New Hydrogen Engine Test Shows Future of Aviation

An anonymous reader writes to mention Boeing has successfully completed tests for the engine that will power HALE, the new prop plane that will be able to stay aloft for long periods of time. "The wünderengine, developed by the Ford Motor Company, went for three days under the simulated conditions of a 65,000-feet flight, which is definitely better than a Taurus and apparently exceeded their expectations on fuel economy. Chris Haddox at Boeing's Advanced Systems said that while it will be several years before HALE flies, the key to this aircraft is the propulsion system and this recent test was very promising."

4 of 184 comments (clear)

  1. Re:yeah right, hydrogen is gonna save us! by benjfowler · · Score: 5, Interesting

    It may not always be a major issue. Future generations of nuclear reactors are likely to be designed specifically to operate at extremely high temperatures, good for producing enough process heat to thermochemically generate lots of hydrogen relatively cheaply.

  2. Re:sounds like it will be a really hot technology by Anonymous Coward · · Score: 3, Interesting

    While I did laugh, at that comment, let's remember that it's generally accepted now that the Hindenburg burned because of its highly flammable zinc skin, not because of the hydrogen fuel. In fact, hydrogen rises and evaporates so quickly that lives may have been saved because it didn't hang around and burn downward. A lot of people survived.

  3. Re:sounds like it will be a really hot technology by Mattintosh · · Score: 4, Interesting

    The skin wasn't zinc, and it wasn't zinc that caused it to burn.

    The skin was cotton, and they painted it with aluminum/iron-oxide paint. Basically, liquid thermite. Poof!

    From the Wikipedia entry:
    The duralumin frame was covered by cotton varnished with iron oxide and cellulose acetate butyrate impregnated with aluminium powder. The aluminum was added to reflect both ultraviolet, which damaged the fabric, and infrared light, which caused heating of the gas.

    The explosion happened when it was trying to land during an electric storm. The cotton panels were held to the frame with rope cords which were not painted with the same metal-saturated varnish as the panels themselves. When they dropped the grounding cable during the landing approach, all built-up static from the panels jumped to the frame, sparking the "thermite" varnish. The rest is history.

    And you're right about how the use of hydrogen likely saved lives.

  4. Re:They already have that. . . by h2_plus_O · · Score: 3, Interesting

    I suspect that, for the problem of ordinance delivery, the Military already has superior solutions to that problem.
    Yes, but they don't have ones that can hang around for a week and THEN do it (that we know of).

    The ability to, say... orbit above a cave mouth for days and light up someone's world with a few 500-lb bombs whenever they stick their head out is not currently available- the closest we have to this capability is predators (which can deliver a hellfire and can stay aloft for a while but not for a week).

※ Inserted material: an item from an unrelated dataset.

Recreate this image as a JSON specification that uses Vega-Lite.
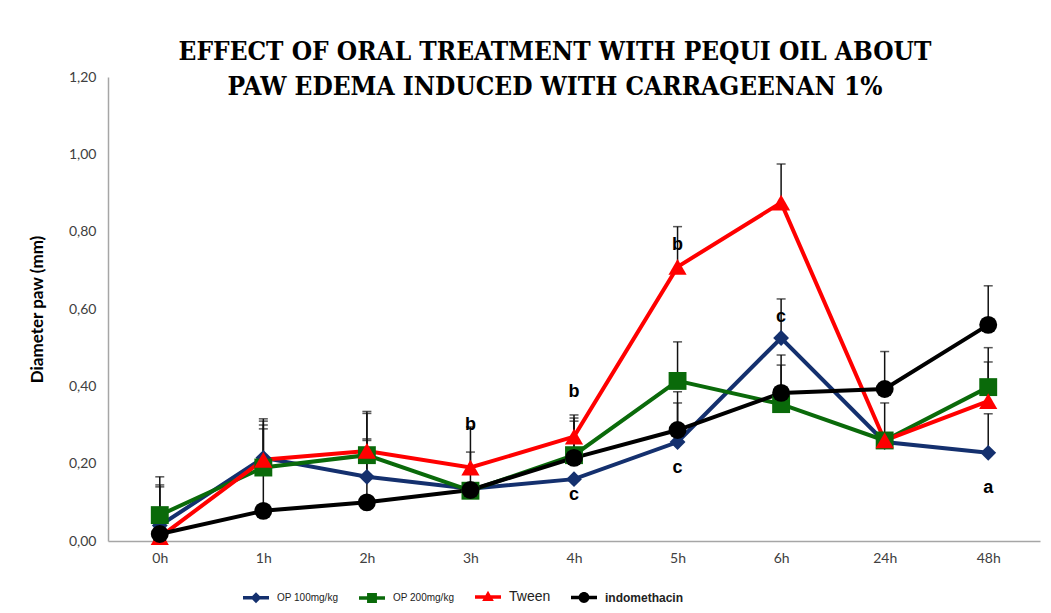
{
  "$schema": "https://vega.github.io/schema/vega-lite/v6.json",
  "width": 932,
  "height": 464,
  "autosize": {"type": "none"},
  "padding": {"left": 108, "top": 77, "right": 11, "bottom": 72},
  "background": "white",
  "config": {"view": {"stroke": null}},
  "title": {
    "text": ["EFFECT OF ORAL TREATMENT WITH PEQUI OIL ABOUT", "PAW EDEMA INDUCED WITH CARRAGEENAN 1%"],
    "font": "DejaVu Serif Condensed",
    "fontWeight": "bold",
    "fontSize": 26,
    "lineHeight": 35,
    "color": "#000000",
    "anchor": "middle",
    "dx": -19,
    "offset": -30
  },
  "datasets": {
    "main": [
      {"time": "0h", "series": "OP 100mg/kg", "value": 0.04, "upper": 0.14},
      {"time": "1h", "series": "OP 100mg/kg", "value": 0.215, "upper": 0.316},
      {"time": "2h", "series": "OP 100mg/kg", "value": 0.166, "upper": 0.26},
      {"time": "3h", "series": "OP 100mg/kg", "value": 0.135, "upper": null},
      {"time": "4h", "series": "OP 100mg/kg", "value": 0.16, "upper": null},
      {"time": "5h", "series": "OP 100mg/kg", "value": 0.256, "upper": 0.357},
      {"time": "6h", "series": "OP 100mg/kg", "value": 0.525, "upper": 0.626},
      {"time": "24h", "series": "OP 100mg/kg", "value": 0.256, "upper": 0.357},
      {"time": "48h", "series": "OP 100mg/kg", "value": 0.228, "upper": 0.329},
      {"time": "0h", "series": "OP 200mg/kg", "value": 0.067, "upper": 0.166},
      {"time": "1h", "series": "OP 200mg/kg", "value": 0.19, "upper": 0.29},
      {"time": "2h", "series": "OP 200mg/kg", "value": 0.222, "upper": 0.33},
      {"time": "3h", "series": "OP 200mg/kg", "value": 0.13, "upper": null},
      {"time": "4h", "series": "OP 200mg/kg", "value": 0.222, "upper": 0.318},
      {"time": "5h", "series": "OP 200mg/kg", "value": 0.414, "upper": 0.515},
      {"time": "6h", "series": "OP 200mg/kg", "value": 0.354, "upper": 0.455},
      {"time": "24h", "series": "OP 200mg/kg", "value": 0.26, "upper": null},
      {"time": "48h", "series": "OP 200mg/kg", "value": 0.398, "upper": 0.5},
      {"time": "0h", "series": "Tween", "value": 0.01, "upper": 0.145},
      {"time": "1h", "series": "Tween", "value": 0.21, "upper": 0.31},
      {"time": "2h", "series": "Tween", "value": 0.233, "upper": 0.335},
      {"time": "3h", "series": "Tween", "value": 0.19, "upper": 0.23},
      {"time": "4h", "series": "Tween", "value": 0.27, "upper": 0.326},
      {"time": "5h", "series": "Tween", "value": 0.709, "upper": 0.813},
      {"time": "6h", "series": "Tween", "value": 0.875, "upper": 0.975},
      {"time": "24h", "series": "Tween", "value": 0.26, "upper": null},
      {"time": "48h", "series": "Tween", "value": 0.362, "upper": 0.463},
      {"time": "0h", "series": "indomethacin", "value": 0.018, "upper": null},
      {"time": "1h", "series": "indomethacin", "value": 0.078, "upper": 0.3},
      {"time": "2h", "series": "indomethacin", "value": 0.1, "upper": 0.264},
      {"time": "3h", "series": "indomethacin", "value": 0.132, "upper": 0.295},
      {"time": "4h", "series": "indomethacin", "value": 0.215, "upper": 0.31},
      {"time": "5h", "series": "indomethacin", "value": 0.287, "upper": 0.386},
      {"time": "6h", "series": "indomethacin", "value": 0.383, "upper": 0.481},
      {"time": "24h", "series": "indomethacin", "value": 0.393, "upper": 0.49},
      {"time": "48h", "series": "indomethacin", "value": 0.559, "upper": 0.66}
    ],
    "letters": [
      {"time": "3h", "value": 0.3, "label": "b"},
      {"time": "4h", "value": 0.386, "label": "b"},
      {"time": "4h", "value": 0.12, "label": "c"},
      {"time": "5h", "value": 0.766, "label": "b"},
      {"time": "5h", "value": 0.19, "label": "c"},
      {"time": "6h", "value": 0.58, "label": "c"},
      {"time": "48h", "value": 0.137, "label": "a"}
    ]
  },
  "encoding": {
    "x": {
      "field": "time",
      "type": "ordinal",
      "sort": ["0h", "1h", "2h", "3h", "4h", "5h", "6h", "24h", "48h"],
      "scale": {"type": "point", "padding": 0.5},
      "axis": {
        "title": null,
        "labelAngle": 0,
        "ticks": false,
        "labelPadding": 10,
        "labelFont": "Lato",
        "labelFontSize": 14,
        "labelColor": "#404040",
        "domainColor": "#a6a6a6",
        "domainWidth": 1.5
      }
    },
    "y": {
      "field": "value",
      "type": "quantitative",
      "scale": {"domain": [0, 1.2], "nice": false},
      "axis": {
        "title": "Diameter paw (mm)",
        "titleFont": "Lato",
        "titleFontSize": 17,
        "titleFontWeight": "bold",
        "titleColor": "#000000",
        "titlePadding": 22,
        "values": [0, 0.2, 0.4, 0.6, 0.8, 1.0, 1.2],
        "labelExpr": "replace(format(datum.value, '.2f'), '.', ',')",
        "grid": false,
        "ticks": false,
        "labelPadding": 12,
        "labelFont": "Lato",
        "labelFontSize": 14,
        "labelColor": "#404040",
        "domainColor": "#a6a6a6",
        "domainWidth": 1.5
      }
    }
  },
  "layer": [
    {
      "data": {"name": "main"},
      "mark": {"type": "line", "strokeWidth": 4},
      "encoding": {
        "color": {
          "field": "series",
          "type": "nominal",
          "scale": {
            "domain": ["OP 100mg/kg", "OP 200mg/kg", "Tween", "indomethacin"],
            "range": ["#14306e", "#0a6a0a", "#ff0000", "#000000"]
          },
          "legend": {
            "title": null,
            "orient": "none",
            "direction": "horizontal",
            "legendX": 135,
            "legendY": 507,
            "symbolSize": 676,
            "symbolStrokeWidth": 0,
            "labelOffset": 8,
            "columnPadding": 20,
            "labelFont": "Liberation Sans",
            "labelFontSize": 10,
            "labelColor": "#222222",
            "labelLimit": 200,
            "encoding": {
              "symbols": {
                "shape": {"value": {"expr": "datum.value === 'OP 100mg/kg' ? 'M-1,-0.13L1,-0.13L1,0.13L-1,0.13Z M0,-0.42L0.42,0L0,0.42L-0.42,0Z' : datum.value === 'OP 200mg/kg' ? 'M-1,-0.13L1,-0.13L1,0.13L-1,0.13Z M-0.38,-0.38L0.38,-0.38L0.38,0.38L-0.38,0.38Z' : datum.value === 'Tween' ? 'M-1,-0.13L1,-0.13L1,0.13L-1,0.13Z M0,-0.48L0.45,0.3L-0.45,0.3Z' : 'M-1,-0.13L1,-0.13L1,0.13L-1,0.13Z M-0.42,0A0.42,0.42 0 1,1 0.42,0A0.42,0.42 0 1,1 -0.42,0Z'"}},
                "fill": {"value": {"expr": "datum.value === 'OP 100mg/kg' ? '#14306e' : datum.value === 'OP 200mg/kg' ? '#0a6a0a' : datum.value === 'Tween' ? '#ff0000' : '#000000'"}},
                "stroke": {"value": "transparent"},
                "size": {"value": 676}
              },
              "labels": {
                "fontSize": {"value": {"expr": "datum.value === 'Tween' ? 14 : datum.value === 'indomethacin' ? 12 : 10"}},
                "fontWeight": {"value": {"expr": "datum.value === 'indomethacin' ? 'bold' : 'normal'"}}
              }
            }
          }
        }
      }
    },
    {
      "data": {"name": "main"},
      "transform": [{"filter": "datum.upper != null"}],
      "mark": {"type": "rule", "color": "#111111", "strokeWidth": 1.5},
      "encoding": {"y2": {"field": "upper"}}
    },
    {
      "data": {"name": "main"},
      "transform": [{"filter": "datum.upper != null"}],
      "mark": {"type": "tick", "color": "#111111", "thickness": 1.5, "size": 9, "orient": "horizontal"},
      "encoding": {"y": {"field": "upper", "type": "quantitative"}}
    },
    {
      "data": {"name": "main"},
      "transform": [{"filter": "datum.series === 'OP 100mg/kg'"}],
      "mark": {"type": "point", "filled": true, "opacity": 1, "strokeWidth": 0, "shape": "diamond", "size": 250, "color": "#14306e"},
      "encoding": {}
    },
    {
      "data": {"name": "main"},
      "transform": [{"filter": "datum.series === 'OP 200mg/kg'"}],
      "mark": {"type": "point", "filled": true, "opacity": 1, "strokeWidth": 0, "shape": "square", "size": 320, "color": "#0a6a0a"},
      "encoding": {}
    },
    {
      "data": {"name": "main"},
      "transform": [{"filter": "datum.series === 'Tween'"}],
      "mark": {"type": "point", "filled": true, "opacity": 1, "strokeWidth": 0, "shape": "triangle-up", "size": 330, "color": "#ff0000"},
      "encoding": {}
    },
    {
      "data": {"name": "main"},
      "transform": [{"filter": "datum.series === 'indomethacin'"}],
      "mark": {"type": "point", "filled": true, "opacity": 1, "strokeWidth": 0, "shape": "circle", "size": 320, "color": "#000000"},
      "encoding": {}
    },
    {
      "data": {"name": "letters"},
      "mark": {"type": "text", "font": "Liberation Sans", "fontWeight": "bold", "fontSize": 18, "color": "#000000", "baseline": "middle"},
      "encoding": {"text": {"field": "label"}}
    }
  ]
}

Task a couple of these to a mission and you could keep an asset overhead for as long as there's budget- which gets you a couple of things: Instant strike capability, the ability to call in tactical strikes from in-theater assets, the ability to guide in tactical precision munitions, and multiple-strike capability from the same asset (2000 lbs is a ton of hellfire missiles, as it were- or one really big bomb, or any arrangement of 100, 250, 500, 1000- or 2000-lb bombs).
    --
    If there's one thing I won't stand for, it's intolerance.